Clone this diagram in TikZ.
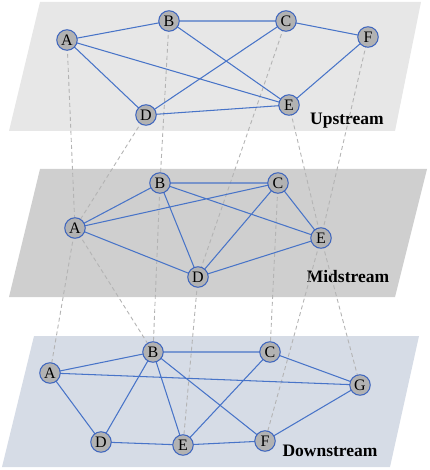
\documentclass[tikz,border=0pt]{standalone}
\usepackage{fontspec}
\setmainfont{Liberation Serif}
\begin{document}
\begin{tikzpicture}[x=1pt,y=-1pt,
  nd/.style={circle,draw=nodeblue,line width=1pt,fill=nodegray,minimum size=20.5pt,inner sep=0pt,font=\fontsize{16}{16}\selectfont},
  ed/.style={draw=edgeblue,line width=1.05pt},
  dl/.style={draw=dashgray,dashed,dash pattern=on 4pt off 3pt,line width=0.9pt},
  lbl/.style={font=\fontsize{17.5}{18}\selectfont\bfseries,inner sep=0pt}]
\definecolor{nodeblue}{RGB}{60,100,190}
\definecolor{edgeblue}{RGB}{72,116,200}
\definecolor{nodegray}{RGB}{178,178,178}
\definecolor{dashgray}{RGB}{180,180,180}
\definecolor{upc}{RGB}{231,231,231}
\definecolor{midc}{RGB}{207,207,207}
\definecolor{downc}{RGB}{214,220,230}
\useasboundingbox (0,0) rectangle (429,470);
% planes
\fill[upc] (40,2) -- (421,2) -- (395,131) -- (9,131) -- cycle;
\fill[midc] (40,169) -- (427,169) -- (395,297) -- (9,297) -- cycle;
\fill[downc] (34,336) -- (419,336) -- (390,467) -- (2,467) -- cycle;
% labels
\node[lbl] (lu) at (347,121) {Upstream};
\node[lbl] (lm) at (348,277) {Midstream};
\node[lbl] (ld) at (330,451) {Downstream};
% coordinates of nodes
\coordinate (uA) at (67,40);  \coordinate (uB) at (169,21); \coordinate (uC) at (286,21);
\coordinate (uF) at (368,37); \coordinate (uD) at (146,115); \coordinate (uE) at (289,105);
\coordinate (mA) at (75,228); \coordinate (mB) at (160,183); \coordinate (mC) at (278,183);
\coordinate (mE) at (321,238); \coordinate (mD) at (198,277);
\coordinate (dA) at (50,373); \coordinate (dB) at (153,352); \coordinate (dC) at (270,352);
\coordinate (dG) at (360,385); \coordinate (dD) at (101,442); \coordinate (dE) at (183,445);
\coordinate (dF) at (265,441);
% dashed inter-layer links
\draw[dl] (uA) -- (mA);
\draw[dl] (uD) -- (mA);
\draw[dl] (uB) -- (mB);
\draw[dl] (uC) -- (mD);
\draw[dl] (uE) -- (mE);
\draw[dl] (uF) -- (mE);
\draw[dl] (mA) -- (dA);
\draw[dl] (mA) -- (dB);
\draw[dl] (mB) -- (dB);
\draw[dl] (mD) -- (dE);
\draw[dl] (mC) -- (dC);
\draw[dl] (mE) -- (dF);
\draw[dl] (mE) -- (dG);
% upstream edges
\path[ed] (uA) -- (uB) (uB) -- (uC) (uC) -- (uF) (uA) -- (uD) (uA) -- (uE)
  (uB) -- (uE) (uC) -- (uD) (uD) -- (uE) (uE) -- (uF);
% midstream edges
\path[ed] (mA) -- (mB) (mA) -- (mC) (mA) -- (mD) (mB) -- (mC) (mB) -- (mD)
  (mB) -- (mE) (mC) -- (mD) (mC) -- (mE) (mD) -- (mE);
% downstream edges
\path[ed] (dA) -- (dB) (dA) -- (dG) (dA) -- (dD) (dB) -- (dC) (dB) -- (dD)
  (dB) -- (dE) (dB) -- (dF) (dC) -- (dE) (dC) -- (dG) (dD) -- (dE)
  (dE) -- (dF) (dF) -- (dG);
% nodes
\foreach \n/\t in {uA/A,uB/B,uC/C,uD/D,uE/E,uF/F,mA/A,mB/B,mC/C,mD/D,mE/E,
  dA/A,dB/B,dC/C,dD/D,dE/E,dF/F,dG/G}
  \node[nd] (n\n) at (\n) {\t};
\end{tikzpicture}
\end{document}
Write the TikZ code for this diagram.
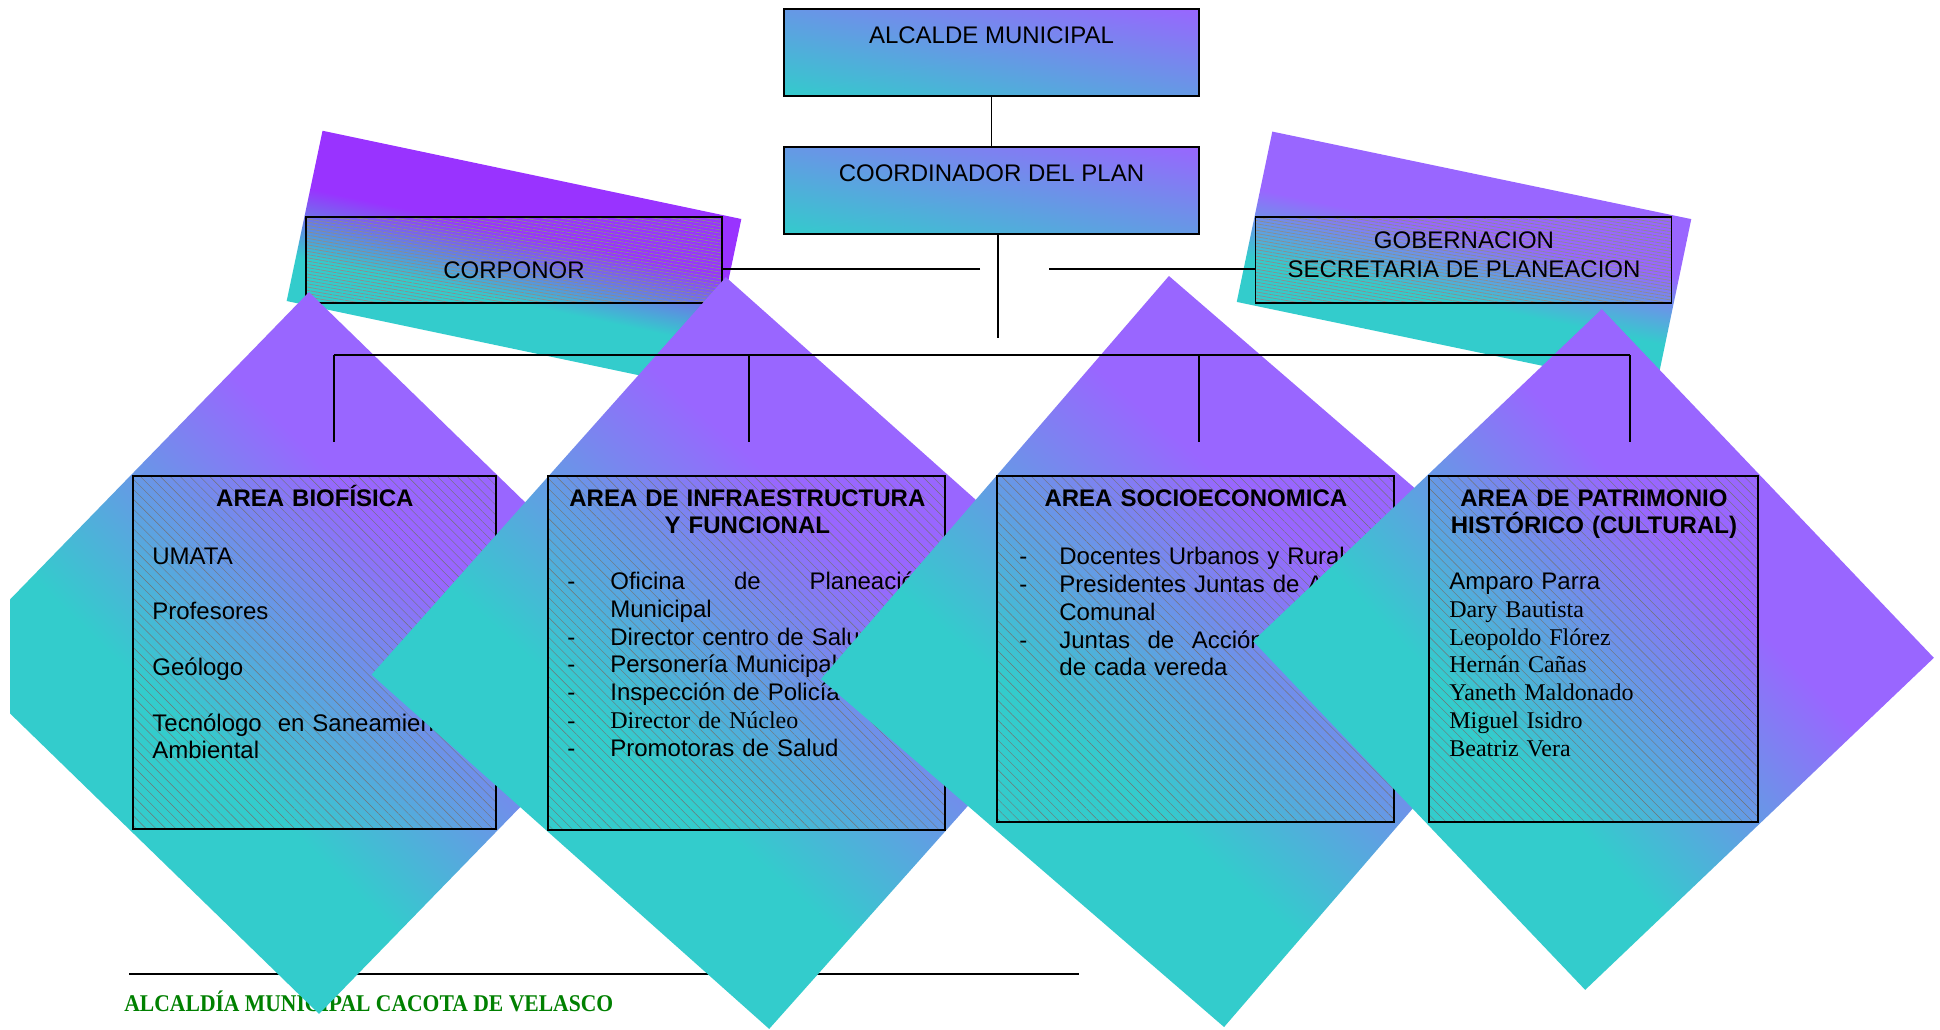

----------------------------------------

__BRIEF__: Without the pictures, repeat the listing above exactly.

__THE RESULT__:
Clone this diagram in TikZ.
\documentclass[tikz,border=0pt]{standalone}
\usepackage{fontspec}
\setmainfont{Liberation Serif}
\begin{document}
\begin{tikzpicture}[x=1pt,y=-1pt,
  nd/.style={circle,draw=nodeblue,line width=1pt,fill=nodegray,minimum size=20.5pt,inner sep=0pt,font=\fontsize{16}{16}\selectfont},
  ed/.style={draw=edgeblue,line width=1.05pt},
  dl/.style={draw=dashgray,dashed,dash pattern=on 4pt off 3pt,line width=0.9pt},
  lbl/.style={font=\fontsize{17.5}{18}\selectfont\bfseries,inner sep=0pt}]
\definecolor{nodeblue}{RGB}{60,100,190}
\definecolor{edgeblue}{RGB}{72,116,200}
\definecolor{nodegray}{RGB}{178,178,178}
\definecolor{dashgray}{RGB}{180,180,180}
\definecolor{upc}{RGB}{231,231,231}
\definecolor{midc}{RGB}{207,207,207}
\definecolor{downc}{RGB}{214,220,230}
\useasboundingbox (0,0) rectangle (429,470);
% planes
\fill[upc] (40,2) -- (421,2) -- (395,131) -- (9,131) -- cycle;
\fill[midc] (40,169) -- (427,169) -- (395,297) -- (9,297) -- cycle;
\fill[downc] (34,336) -- (419,336) -- (390,467) -- (2,467) -- cycle;
% labels
\node[lbl] (lu) at (347,121) {Upstream};
\node[lbl] (lm) at (348,277) {Midstream};
\node[lbl] (ld) at (330,451) {Downstream};
% coordinates of nodes
\coordinate (uA) at (67,40);  \coordinate (uB) at (169,21); \coordinate (uC) at (286,21);
\coordinate (uF) at (368,37); \coordinate (uD) at (146,115); \coordinate (uE) at (289,105);
\coordinate (mA) at (75,228); \coordinate (mB) at (160,183); \coordinate (mC) at (278,183);
\coordinate (mE) at (321,238); \coordinate (mD) at (198,277);
\coordinate (dA) at (50,373); \coordinate (dB) at (153,352); \coordinate (dC) at (270,352);
\coordinate (dG) at (360,385); \coordinate (dD) at (101,442); \coordinate (dE) at (183,445);
\coordinate (dF) at (265,441);
% dashed inter-layer links
\draw[dl] (uA) -- (mA);
\draw[dl] (uD) -- (mA);
\draw[dl] (uB) -- (mB);
\draw[dl] (uC) -- (mD);
\draw[dl] (uE) -- (mE);
\draw[dl] (uF) -- (mE);
\draw[dl] (mA) -- (dA);
\draw[dl] (mA) -- (dB);
\draw[dl] (mB) -- (dB);
\draw[dl] (mD) -- (dE);
\draw[dl] (mC) -- (dC);
\draw[dl] (mE) -- (dF);
\draw[dl] (mE) -- (dG);
% upstream edges
\path[ed] (uA) -- (uB) (uB) -- (uC) (uC) -- (uF) (uA) -- (uD) (uA) -- (uE)
  (uB) -- (uE) (uC) -- (uD) (uD) -- (uE) (uE) -- (uF);
% midstream edges
\path[ed] (mA) -- (mB) (mA) -- (mC) (mA) -- (mD) (mB) -- (mC) (mB) -- (mD)
  (mB) -- (mE) (mC) -- (mD) (mC) -- (mE) (mD) -- (mE);
% downstream edges
\path[ed] (dA) -- (dB) (dA) -- (dG) (dA) -- (dD) (dB) -- (dC) (dB) -- (dD)
  (dB) -- (dE) (dB) -- (dF) (dC) -- (dE) (dC) -- (dG) (dD) -- (dE)
  (dE) -- (dF) (dF) -- (dG);
% nodes
\foreach \n/\t in {uA/A,uB/B,uC/C,uD/D,uE/E,uF/F,mA/A,mB/B,mC/C,mD/D,mE/E,
  dA/A,dB/B,dC/C,dD/D,dE/E,dF/F,dG/G}
  \node[nd] (n\n) at (\n) {\t};
\end{tikzpicture}
\end{document}
Write the TikZ code for this diagram.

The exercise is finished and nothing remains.